京都に行ったザビエルは絶望に襲われたでしょう。インド総督とゴア司教の親書を携えて上京したザビエルですが、当時の室町幕府は足利義輝が重臣の細川晴元と和睦してなんとか一息ついたばかりで面会する余裕はありません。そして後奈良天皇は絶対に面会してくれません。ちなみに天皇は奈良時代末期の光仁天皇を最後に明治天皇まで外国人に面会したことはありません。後白河上皇が面会したことはありますが、非難轟々でした。
ザビエルは結局大内義隆に面会して布教の許可を受け、その後大分の大友宗麟のもとを訪れ、2年間の滞在の後、離日します。日本を攻略するには中国に布教しなければならない、と考えたザビエルは中国布教に乗り出しますが、四十六歳で病に倒れ、亡くなりました。
ザビエルは1619年に福者に列せられ、1622年には聖人となります。
ポルトガルのスペイン併合
ジョアン3世の死後、ポルトガルも大変なことになります。孫のセバスチャン国王は十字軍を志し、アフリカのモロッコへの侵攻を目指します。
ところがモロッコでも政変が起こり、当時のモロッコのサアド朝の四代スルタン(皇帝)のアブー・アブドゥラ・ムハンマド2世が叔父のアブー・マルワン・アブド・アル=マリク1世にスルタン位を奪われ、ポルトガルのセバスチャン1世と連合してアルカセル・キビールの戦いを引き起こします。

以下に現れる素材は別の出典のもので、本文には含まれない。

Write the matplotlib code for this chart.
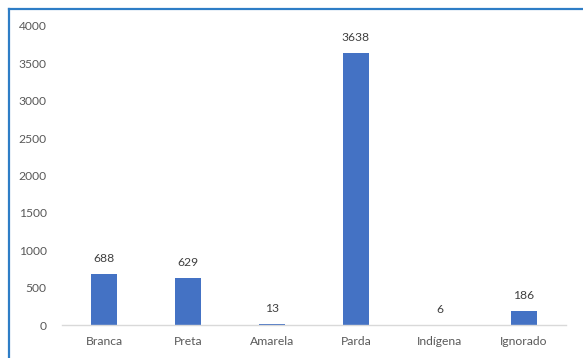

しかしムハンマド2世とセバスチャン1世は敗北を喫して二人とも戦死し、アル=マリク1世も戦死します。
セバスチャン1世は未婚だったため、大叔父のエンリケ1世が王位に就きますが、サアド朝への身代金の支払いなどで国家は破綻し、1580年にポルトガルはカスティーリャ王国を中心とした連合王国(スペイン)に加わることとなり、スペイン王フェリペ2世がポルトガル王も兼任することになりました。
フランシスコ会の日本到達
12世紀にアッシジのフランチェスコによって始められたフランシスコ会は、宗教改革の中でイエズス会と同様に海外の布教に力を入れます。コロンブスの熱心な支持者であったフランシスコ会は、スペインと結びついて新大陸への布教を進めていましたが、それまでアジア地域を拠点としてきたポルトガル併合によって教線をアジアにまで伸ばしてきました。ペドロ・バブチスタが来日し、豊臣秀吉に謁見して布教を始めますが、サンフェリペ事件を契機に始まった秀吉の26聖人の殉教で処刑され、殉教します。
1603年来日したルイス・ソテロは伊達政宗と親しくなり、支倉常長のメキシコ渡航などをお膳立てしますが、1624年に殉教しました。
有名なザビエル像の問題
我々は冒頭にかかげたザビエル像によってザビエルイメージを作られています。もっとはっきりといえば、「ザビエルハゲ」という言い方は冒頭のザビエル像に依拠しています。この作者不明のザビエル像は彼の列聖後に書かれた、とされており、死後70年以上経過した後に描かれています。従って実際のザビエルの姿を示したものではありません。更にいえばザビエルの属していたイエズス会はトンスラの習慣はなかった、と言われています。だとすれば、ザビエルのヘアスタイルはあのようなものではなかったはずです。
さらにいえば、トンスラと「ザビエルハゲ」はかなり違います。ザビエル像のトンスラはそもそもトンスラを正確に描いていません。トンスラはあんなに毛がありません。
なぜ日本の絵師がザビエルにトンスラを描いたのか、といえば、絵師が若かった頃に日本を席巻していた宣教師はトンスラをしていたフランシスコ会の宣教師だったのではないでしょうか。フランシスコ会の宣教師のヘアスタイルが頭に残っていた彼は、ザビエルの姿を描くときにトンスラをしっかり描いてしまった、という事情があったのでしょう。